| GIVEN TASK |
Restate word for word the lines beginning at the one that contains "Reproduce this chart with React, TypeScript" and ending at the one that contains "XAxis, YAxis, ErrorBar"; include both and nothing else.

| INPUT FOR THIS TASK |
%%
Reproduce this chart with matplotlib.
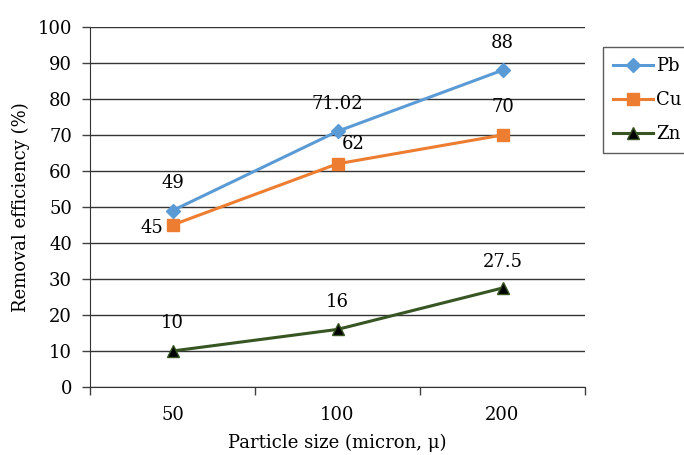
%%
%%
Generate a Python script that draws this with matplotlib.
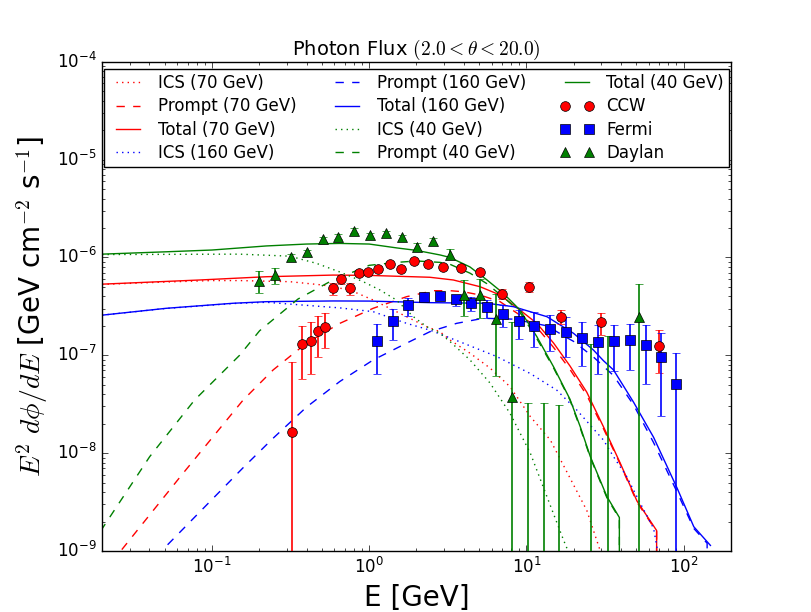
%%
%%
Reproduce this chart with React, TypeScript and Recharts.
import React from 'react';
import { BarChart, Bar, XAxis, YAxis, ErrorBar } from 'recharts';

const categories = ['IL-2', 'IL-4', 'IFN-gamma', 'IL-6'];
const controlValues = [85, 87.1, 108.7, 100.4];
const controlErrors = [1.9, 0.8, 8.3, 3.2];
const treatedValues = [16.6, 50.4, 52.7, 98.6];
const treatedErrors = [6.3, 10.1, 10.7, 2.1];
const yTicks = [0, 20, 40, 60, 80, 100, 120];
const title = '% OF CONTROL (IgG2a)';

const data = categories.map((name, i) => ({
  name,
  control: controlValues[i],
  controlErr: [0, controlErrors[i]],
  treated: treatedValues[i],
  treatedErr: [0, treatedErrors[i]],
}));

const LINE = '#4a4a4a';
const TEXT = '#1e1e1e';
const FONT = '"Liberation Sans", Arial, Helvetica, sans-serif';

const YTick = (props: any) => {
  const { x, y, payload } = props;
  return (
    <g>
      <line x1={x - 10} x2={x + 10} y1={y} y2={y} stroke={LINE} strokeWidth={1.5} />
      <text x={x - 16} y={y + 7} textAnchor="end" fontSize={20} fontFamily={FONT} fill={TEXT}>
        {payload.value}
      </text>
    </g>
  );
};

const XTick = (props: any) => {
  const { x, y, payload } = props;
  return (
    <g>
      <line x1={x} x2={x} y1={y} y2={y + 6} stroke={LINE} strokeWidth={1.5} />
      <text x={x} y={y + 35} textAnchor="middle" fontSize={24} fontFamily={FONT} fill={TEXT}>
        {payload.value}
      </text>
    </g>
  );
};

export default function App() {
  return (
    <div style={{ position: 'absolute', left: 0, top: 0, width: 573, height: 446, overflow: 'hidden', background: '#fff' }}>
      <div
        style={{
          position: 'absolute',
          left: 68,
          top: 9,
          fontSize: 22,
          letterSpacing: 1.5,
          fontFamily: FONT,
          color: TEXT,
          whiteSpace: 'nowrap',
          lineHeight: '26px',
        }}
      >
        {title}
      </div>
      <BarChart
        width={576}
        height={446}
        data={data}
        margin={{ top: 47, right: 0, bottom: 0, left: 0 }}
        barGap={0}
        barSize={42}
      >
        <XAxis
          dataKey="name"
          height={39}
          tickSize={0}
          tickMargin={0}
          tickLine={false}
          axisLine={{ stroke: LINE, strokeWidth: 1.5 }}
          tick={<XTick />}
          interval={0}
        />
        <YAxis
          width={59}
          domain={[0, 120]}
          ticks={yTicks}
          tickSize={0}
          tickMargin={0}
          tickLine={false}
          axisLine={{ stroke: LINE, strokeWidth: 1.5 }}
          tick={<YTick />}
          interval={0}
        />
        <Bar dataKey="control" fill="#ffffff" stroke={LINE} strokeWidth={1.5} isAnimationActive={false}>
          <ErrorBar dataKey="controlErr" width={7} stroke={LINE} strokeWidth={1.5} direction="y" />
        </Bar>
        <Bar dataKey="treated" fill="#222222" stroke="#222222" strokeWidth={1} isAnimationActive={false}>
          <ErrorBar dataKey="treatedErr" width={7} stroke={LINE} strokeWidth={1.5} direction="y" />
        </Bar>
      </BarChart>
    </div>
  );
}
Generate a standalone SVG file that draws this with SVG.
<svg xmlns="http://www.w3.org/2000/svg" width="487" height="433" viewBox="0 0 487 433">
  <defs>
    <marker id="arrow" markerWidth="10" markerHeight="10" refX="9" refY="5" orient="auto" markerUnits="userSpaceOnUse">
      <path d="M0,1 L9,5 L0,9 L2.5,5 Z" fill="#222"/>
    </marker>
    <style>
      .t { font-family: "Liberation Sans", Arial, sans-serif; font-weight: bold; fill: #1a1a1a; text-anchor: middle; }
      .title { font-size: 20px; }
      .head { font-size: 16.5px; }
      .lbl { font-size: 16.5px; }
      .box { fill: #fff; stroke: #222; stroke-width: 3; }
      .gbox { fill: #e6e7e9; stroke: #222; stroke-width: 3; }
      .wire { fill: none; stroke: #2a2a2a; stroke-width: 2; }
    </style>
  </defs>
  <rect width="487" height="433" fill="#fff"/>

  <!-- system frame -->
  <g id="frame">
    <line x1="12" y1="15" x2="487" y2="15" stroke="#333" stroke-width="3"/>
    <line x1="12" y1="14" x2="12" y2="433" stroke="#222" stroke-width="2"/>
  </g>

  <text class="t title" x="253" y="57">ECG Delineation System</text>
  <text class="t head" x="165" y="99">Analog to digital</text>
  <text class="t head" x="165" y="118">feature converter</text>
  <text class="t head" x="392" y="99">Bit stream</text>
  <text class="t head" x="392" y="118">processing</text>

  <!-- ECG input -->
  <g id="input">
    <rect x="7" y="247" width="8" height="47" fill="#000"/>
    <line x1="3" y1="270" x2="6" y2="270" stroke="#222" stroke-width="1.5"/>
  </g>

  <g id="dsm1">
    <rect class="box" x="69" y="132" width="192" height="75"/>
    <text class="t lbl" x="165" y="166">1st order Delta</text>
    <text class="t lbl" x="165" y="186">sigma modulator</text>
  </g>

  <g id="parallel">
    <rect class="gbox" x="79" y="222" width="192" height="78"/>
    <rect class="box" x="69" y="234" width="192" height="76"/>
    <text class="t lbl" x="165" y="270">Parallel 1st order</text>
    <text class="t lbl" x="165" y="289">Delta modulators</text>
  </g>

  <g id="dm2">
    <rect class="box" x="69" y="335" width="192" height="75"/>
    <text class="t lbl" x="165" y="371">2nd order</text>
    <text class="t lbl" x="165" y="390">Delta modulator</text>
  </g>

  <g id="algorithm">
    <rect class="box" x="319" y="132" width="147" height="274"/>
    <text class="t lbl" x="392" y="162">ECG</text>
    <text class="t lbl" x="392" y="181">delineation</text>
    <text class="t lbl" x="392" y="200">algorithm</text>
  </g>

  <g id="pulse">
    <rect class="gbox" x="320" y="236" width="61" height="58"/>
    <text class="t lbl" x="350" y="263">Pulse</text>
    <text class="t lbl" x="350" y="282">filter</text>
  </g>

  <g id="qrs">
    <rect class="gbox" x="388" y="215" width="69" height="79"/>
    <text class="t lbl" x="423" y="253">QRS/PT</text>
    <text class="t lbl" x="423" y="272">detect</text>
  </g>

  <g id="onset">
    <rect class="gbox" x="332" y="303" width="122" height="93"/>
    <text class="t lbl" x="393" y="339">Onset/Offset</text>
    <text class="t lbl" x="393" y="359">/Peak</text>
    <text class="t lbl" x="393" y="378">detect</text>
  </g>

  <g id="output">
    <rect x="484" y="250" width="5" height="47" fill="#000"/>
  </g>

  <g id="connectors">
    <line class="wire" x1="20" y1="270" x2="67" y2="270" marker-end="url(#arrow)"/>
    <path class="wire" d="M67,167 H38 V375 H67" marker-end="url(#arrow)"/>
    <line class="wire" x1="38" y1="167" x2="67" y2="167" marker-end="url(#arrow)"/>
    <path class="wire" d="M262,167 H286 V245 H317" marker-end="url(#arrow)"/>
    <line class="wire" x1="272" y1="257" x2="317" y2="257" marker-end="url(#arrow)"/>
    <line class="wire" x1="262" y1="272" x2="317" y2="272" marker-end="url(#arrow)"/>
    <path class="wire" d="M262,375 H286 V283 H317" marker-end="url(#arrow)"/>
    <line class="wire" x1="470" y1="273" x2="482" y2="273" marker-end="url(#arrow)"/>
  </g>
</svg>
%%
| TASK OUTPUT |
Reproduce this chart with React, TypeScript and Recharts.
import React from 'react';
import { BarChart, Bar, XAxis, YAxis, ErrorBar } from 'recharts';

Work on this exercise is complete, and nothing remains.